3. Relationship Conflicts


Relationship conflicts typically stem from personal issues between colleagues, often due to misunderstandings, communication issues, or historical grievances. These conflicts can be deeply personal and can quickly disrupt team dynamics if left unaddressed. 


Leaders can tackle relationship conflicts by encouraging open communication, promoting team building, and additional training on conflict resolution. Creating opportunities for team members to share their perspectives and experiences is paramount to resolving relationship conflicts. Encouraging mutual respect and team building a great tools to aid in mitigating the conflict. When people feel connected to their co-workers, they are less likely to have serious conflicts that are beyond their ability to resolve. Finally, conflict resolution training can be a great tool for preventing relationship conflict, and equipping leaders with necessary tools to promote harmony across a team. When leaders proactively address relationship conflicts, they create a cohesive, positive environment, reinforcing a culture where collaboration can flourish despite personal differences.


4. Structural Conflicts


Structural conflicts are caused by organizational structures, such as unclear job roles, power imbalances, or resource constraints. For example, if a team feels overwhelmed due to a lack of support staff or unclear role definitions, tension is likely to increase. 


Leaders can resolve structural conflicts by clarifying responsibilities and addressing power dynamics. Ensuring each individual understands the requirements and expectations of their role and how it impacts others can clarify and prevent misunderstandings. Accordingly, addressing power dynamics can be a great tool for managers to mitigate power differences as they relate to conflict in the office. Together, these tools serve as prime resources to strategically address structural conflicts in the workplace. By addressing structural conflicts head-on, leaders can ensure a fairer workplace where systems and processes support rather than hinder productivity.


5. Interest Conflicts


Interest conflicts arise when team members have competing personal or professional goals. For example, one employee may seek a promotion while another wants to maintain a work-life balance. These conflicts are common in goal-oriented environments and require thoughtful leadership to resolve. 

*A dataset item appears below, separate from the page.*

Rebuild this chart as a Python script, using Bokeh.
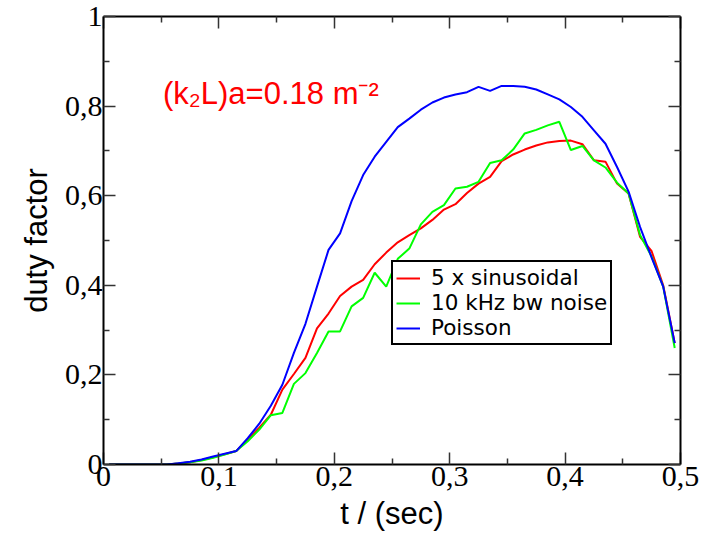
from bokeh.plotting import figure
from bokeh.models import (Range1d, FixedTicker, LinearAxis, Legend, LegendItem, Label,
                          CustomJSTickFormatter)
from bokeh.embed import file_html
from bokeh.resources import INLINE

# ---- data ----
t = [0.005, 0.015, 0.025, 0.035, 0.045, 0.055, 0.065, 0.075, 0.085, 0.095,
     0.105, 0.115, 0.125, 0.135, 0.145, 0.155, 0.165, 0.175, 0.185, 0.195,
     0.205, 0.215, 0.225, 0.235, 0.245, 0.255, 0.265, 0.275, 0.285, 0.295,
     0.305, 0.315, 0.325, 0.335, 0.345, 0.355, 0.365, 0.375, 0.385, 0.395,
     0.405, 0.415, 0.425, 0.435, 0.445, 0.455, 0.465, 0.475, 0.485, 0.495]

sinusoidal = [0, 0, 0, 0, 0, 0, 0.002, 0.005, 0.010, 0.016,
              0.023, 0.030, 0.056, 0.082, 0.111, 0.167, 0.202, 0.238, 0.304, 0.337,
              0.376, 0.397, 0.412, 0.447, 0.473, 0.496, 0.512, 0.527, 0.546, 0.569,
              0.581, 0.606, 0.627, 0.642, 0.677, 0.692, 0.703, 0.712, 0.719, 0.722,
              0.723, 0.715, 0.679, 0.676, 0.627, 0.605, 0.508, 0.476, 0.400, 0.271]

bw_noise = [0, 0, 0, 0, 0, 0, 0.002, 0.005, 0.009, 0.015,
            0.022, 0.030, 0.052, 0.078, 0.110, 0.115, 0.180, 0.204, 0.249, 0.297,
            0.297, 0.353, 0.372, 0.428, 0.397, 0.459, 0.482, 0.536, 0.564, 0.579,
            0.616, 0.620, 0.631, 0.673, 0.679, 0.703, 0.739, 0.747, 0.757, 0.765,
            0.702, 0.711, 0.679, 0.663, 0.629, 0.605, 0.512, 0.464, 0.397, 0.260]

poisson = [0, 0, 0, 0, 0, 0, 0.003, 0.006, 0.011, 0.018,
           0.024, 0.030, 0.059, 0.091, 0.131, 0.178, 0.249, 0.314, 0.397, 0.479,
           0.516, 0.588, 0.646, 0.687, 0.720, 0.753, 0.772, 0.792, 0.808, 0.819,
           0.826, 0.831, 0.843, 0.834, 0.845, 0.845, 0.843, 0.837, 0.826, 0.815,
           0.798, 0.776, 0.746, 0.716, 0.664, 0.609, 0.530, 0.462, 0.397, 0.271]

series_names = ["5 x sinusoidal", "10 kHz bw noise", "Poisson"]
series_colors = ["#ff0000", "#00ff00", "#0000ff"]

x_ticks = [0, 0.1, 0.2, 0.3, 0.4, 0.5]
x_tick_labels = ["0", "0,1", "0,2", "0,3", "0,4", "0,5"]
x_minor = [0.05, 0.15, 0.25, 0.35, 0.45]
y_ticks = [0, 0.2, 0.4, 0.6, 0.8, 1.0]
y_tick_labels = ["0", "0,2", "0,4", "0,6", "0,8", "1"]
y_minor = [0.1, 0.3, 0.5, 0.7, 0.9]

annotation = "(k\u2082L)a=0.18 m\u207b\u00b2"

# ---- figure ----
p = figure(width=702, height=533, x_range=Range1d(0, 0.5), y_range=Range1d(0, 1),
           output_backend="svg", toolbar_location=None,
           min_border_left=103, min_border_right=22, min_border_top=16, min_border_bottom=68,
           x_axis_location=None, y_axis_location=None)
p.xgrid.visible = False
p.ygrid.visible = False
p.outline_line_color = None
p.background_fill_color = "white"
p.border_fill_color = "white"

TICK_FONT = "Liberation Serif"
LABEL_FONT = "Liberation Sans"

def style_axis(ax, labels=True):
    ax.axis_line_color = "black"
    ax.axis_line_width = 2
    ax.major_tick_in = 12
    ax.major_tick_out = 0
    ax.minor_tick_in = 6
    ax.minor_tick_out = 0
    ax.major_tick_line_color = "#333333"
    ax.major_tick_line_width = 1.5
    ax.minor_tick_line_color = "#333333"
    ax.minor_tick_line_width = 1.5
    ax.major_label_text_font = TICK_FONT
    ax.major_label_text_color = "black"
    ax.axis_label_text_font = LABEL_FONT
    ax.axis_label_text_font_style = "normal"
    ax.axis_label_text_color = "black"
    if labels:
        ax.major_label_text_font_size = "30px"
    else:
        ax.formatter = CustomJSTickFormatter(code="return ''")
        ax.major_label_text_font_size = "1px"
        ax.major_label_standoff = 0

xb = LinearAxis(ticker=FixedTicker(ticks=x_ticks, minor_ticks=x_minor),
                major_label_overrides=dict(zip(x_ticks, x_tick_labels)))
style_axis(xb)
xb.axis_label = "t / (sec)"
xb.axis_label_text_font_size = "31px"
xb.major_label_standoff = 2
xb.axis_label_standoff = 7
p.add_layout(xb, "below")

yl = LinearAxis(ticker=FixedTicker(ticks=y_ticks, minor_ticks=y_minor),
                major_label_overrides=dict(zip(y_ticks, y_tick_labels)))
style_axis(yl)
yl.axis_label = "duty factor"
yl.axis_label_text_font_size = "31px"
yl.major_label_standoff = 1
yl.axis_label_standoff = 8
p.add_layout(yl, "left")

xt = LinearAxis(ticker=FixedTicker(ticks=x_ticks, minor_ticks=x_minor))
style_axis(xt, labels=False)
p.add_layout(xt, "above")

yr = LinearAxis(ticker=FixedTicker(ticks=y_ticks, minor_ticks=y_minor))
style_axis(yr, labels=False)
p.add_layout(yr, "right")

renderers = []
for vals, col in zip([sinusoidal, bw_noise, poisson], series_colors):
    r = p.line(t, vals, line_color=col, line_width=2)
    renderers.append(r)

legend = Legend(items=[LegendItem(label=n, renderers=[r]) for n, r in zip(series_names, renderers)],
                location=(288, 119), orientation="vertical")
legend.label_text_font = "DejaVu Sans"
legend.label_text_font_size = "21.5px"
legend.label_text_line_height = 0.98
legend.label_text_color = "black"
legend.border_line_color = "black"
legend.border_line_width = 2
legend.border_line_alpha = 1
legend.background_fill_color = "white"
legend.background_fill_alpha = 1
legend.padding = 3
legend.spacing = 0
legend.margin = 0
legend.glyph_width = 24
legend.glyph_height = 18
legend.label_height = 18
legend.label_standoff = 11
p.add_layout(legend, "center")

ann = Label(x=0.0515, y=0.829, text=annotation, text_color="#ff0000",
            text_font=LABEL_FONT, text_font_size="31px", text_baseline="alphabetic")
p.add_layout(ann)

open("out.html", "w").write(file_html(p, INLINE))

Leaders can address interest conflicts by promoting personal and organizational value alignment, and flexibility and encouraging a collaborative culture. Values alignment will create an understanding environment for both managers and their teams. By understanding individual goals, managers can find ways to align these with the company’s objectives, allowing for mutually beneficial outcomes. Flexibility will create an environment where compromise is encouraged and professionals are willing to meet in the middle. Finally, a collaborative culture will allow leaders to help team members and facilitate a productive environment moving forward. When handled effectively, interest conflicts can be opportunities for growth and innovation, as team members find creative solutions that satisfy multiple interests.

Moore's Circle of Conflict is a valuable tool for managers and executives who strive for effective conflict resolution. Improving communication and open dialogue will enable managers to efficiently resolve conflict within teams. By understanding the nature of conflicts and taking targeted actions, leaders can transform challenges into opportunities for collective growth.